The primary functionality of a load balancer is to distribute the load of the incoming traffic amongst a set of backend worker nodes. This set of worker nodes can be either statically configured or can be dynamically discovered. Traditionally, load balancers are configured with a set of static nodes. This means, new nodes outside this set cannot be added at runtime. Dynamic load balancers support addition & removal of worker nodes at runtime, and the IP addresses & other connection details of the backend nodes need not be known in advance by the load balancer. The load balancing algorithm is a central part of a load balancer. This algorithm specifies the load balancing policy, or how the load has to be distributed across multiple backend worker nodes. Generally, all worker nodes have identical hardware & software configuration, as well as host identical copies of deployment artifacts. Hence the round-robin load balancing algorithm is very suitable & widely used for such deployments.
Most modern load balancers support session affinity. This means, if the client sends a session ID, the load balancer will forward all requests containing a particular session ID, to the same backend worker node, irrespective of the specified load balancing algorithm. This may look like defeating the purpose of load balancing. But before the session is created, the request will first be dispatched to the worker node which is next in-line will receive the request, and a session will be established with that worker node. We also have to keep in mind that stateful applications inherently do not scale well, and state replication can have huge overheads, so it is best to minimize server side state if you want your application to be massively scalable. So, session-affinity based load balancing is a compromise solution to the problem of deploying stateful applications in clusters.
Elastic Load Balancer
An Elastic Load Balancer (ELB), in addition to carrying out its functionality in load balancing, is also responsible for monitoring the load & starting up new worker nodes or terminating existing worker nodes, depending on the load. This behavior of scaling up the system while the load increases & scaling down the system when the load decreases is known as autoscaling.

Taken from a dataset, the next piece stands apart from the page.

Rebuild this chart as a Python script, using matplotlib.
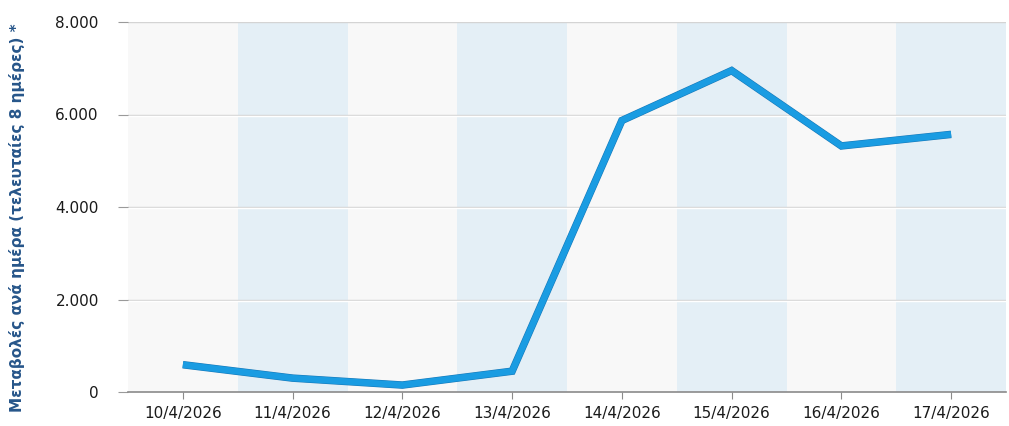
import matplotlib
matplotlib.use("Agg")
import matplotlib.pyplot as plt
import matplotlib.patheffects as pe
from matplotlib.ticker import FuncFormatter

plt.rcParams["font.family"] = ["DejaVu Sans"]

dates = ["10/4/2026", "11/4/2026", "12/4/2026", "13/4/2026",
         "14/4/2026", "15/4/2026", "16/4/2026", "17/4/2026"]
values = [590, 300, 150, 450, 5870, 6950, 5320, 5570]
yticks = [0, 2000, 4000, 6000, 8000]
ylabel = "Μεταβολές ανά ημέρα (τελευταίες 8 ημέρες) *"

fig = plt.figure(figsize=(10.09, 4.26), dpi=100)
ax = fig.add_axes([128/1009, 1 - 392/426, (1006-128)/1009, (392-22)/426])

band_colors = ["#f8f8f8", "#e4eff6"]
for i in range(len(dates)):
    ax.axvspan(i - 0.5, i + 0.5, color=band_colors[i % 2], lw=0, zorder=0)

for t in yticks[1:]:
    ax.axhline(t, color="#d4d4d4", lw=1.0, zorder=1)
    if t < yticks[-1]:
        ax.axhline(t - 25, color="white", lw=1.0, zorder=1)

x = list(range(len(dates)))
ax.plot(x, values, color="#1a9ce2", lw=4.6, solid_joinstyle="miter",
        solid_capstyle="butt", zorder=3,
        path_effects=[pe.Stroke(linewidth=5.4, foreground="#1678b8"), pe.Normal()])

ax.set_xlim(-0.5, len(dates) - 0.5)
ax.set_ylim(0, 8000)
ax.set_xticks(x)
ax.set_xticklabels(dates)
ax.set_yticks(yticks)
ax.yaxis.set_major_formatter(FuncFormatter(lambda v, p: f"{int(v):,}".replace(",", ".")))

for s in ["top", "right", "left"]:
    ax.spines[s].set_visible(False)
ax.spines["bottom"].set_color("#8a8a8a")
ax.spines["bottom"].set_linewidth(1.2)

ax.tick_params(axis="x", length=5, color="#8a8a8a", pad=5, labelsize=11, labelcolor="#1a1a1a")
ax.tick_params(axis="y", length=7, color="#9a9a9a", pad=14, labelsize=11, labelcolor="#1a1a1a")

fig.text(17/1009, 1 - 218/426, ylabel, rotation=90, ha="center", va="center",
         color="#27568a", fontsize=11, fontweight="semibold")

fig.savefig("out.png", dpi=100)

In a typical architecture, load balancing & autoscaling will be handled by two logically distinct components. It may even be possible to deploy the load balancer component & the autoscaler component separately.
Cloud-nativity & Load Balancing
Load balancing is the key to Cloud-based deployment architectures. The Elastic Load Balancer is an essential component in the deployment architecture, when it comes to realizing the Cloud native attributes of multi-tenancy, elasticity, distributed & dynamic wiring, and incremental deployment & testability.
Fronting Multiple Clusters - Service-aware Load Balancing
When it comes to production deployments, a load balancer does not do much of the real work. The real work is done in the backend worker nodes. So, having load balancers introduces additional cost. Since load balancers do not do much of the real work, typically, the load on the load balancer itself should be very small. Hence, a load balancer is generally capable of fronting quite a large number of backend worker nodes. In a traditional deployment, one LB may front a cluster of homogenous worker nodes. However, a load balancer is generally capable of handling multiple clusters. The important thing to note is, the traffic has to be routed to the correct cluster, and the load has to be balanced according to the specified load balancing algorithm specified for that cluster. A cluster of homogeneous worker nodes is called a Cloud Service, in Cloud deployments. So, a load balancer which fronts multiple Cloud Services is typically called a Service-aware load balancer.
Multi-tenancy - Tenant-aware Load Balancing
If a Cloud deployment has to be able to scale to thousands, hundreds of thousands or millions of tenants, we need tenant-partitioning. This means, for a single Cloud service, there will be multiple clusters, and each of these Service clusters will handle a subset of the tenants in the system. Creating dynamic tenant clusters & tenant partitioning strategies are some of the ongoing research areas. In such a tenant-partitioned deployment, the load balancers themselves need to be tenant-aware, in order to be able to route the requests to the proper tenant clusters. This means the load balancer has to be tenant-aware as well as Service-aware, since it is the Service clusters that are partitioned according to the tenants.
Single Point of Failure?
The load balancer itself can become a single point of failure, defeating the purpose of having clustered deployments. This can be handled by having the LBs deployed in pairs in either hot-hot or hot-cold configuration. If the LBs are deployed in hot-hot configuration, we could do DNS round-robin between these LBs. In hot-cold setups, if the primary LB fails, we could do an IP remapping.
WSO2 Elastic Load Balancer
The WSO2 Load Balancer (LB) is a load balancer based on Apache Synapse & WSO2 Carbon. This is also an Elastic Load Balancer, and has been deployed on StratosLive, the Platform-as-a-Service from WSO2. It is also available for download as part of the WSO2 Stratos Cloud Middleware Platform. At present, the WSO2 Elastic Load Balancer (ELB) is only Service-aware, and can be deployed as a load balancer cluster.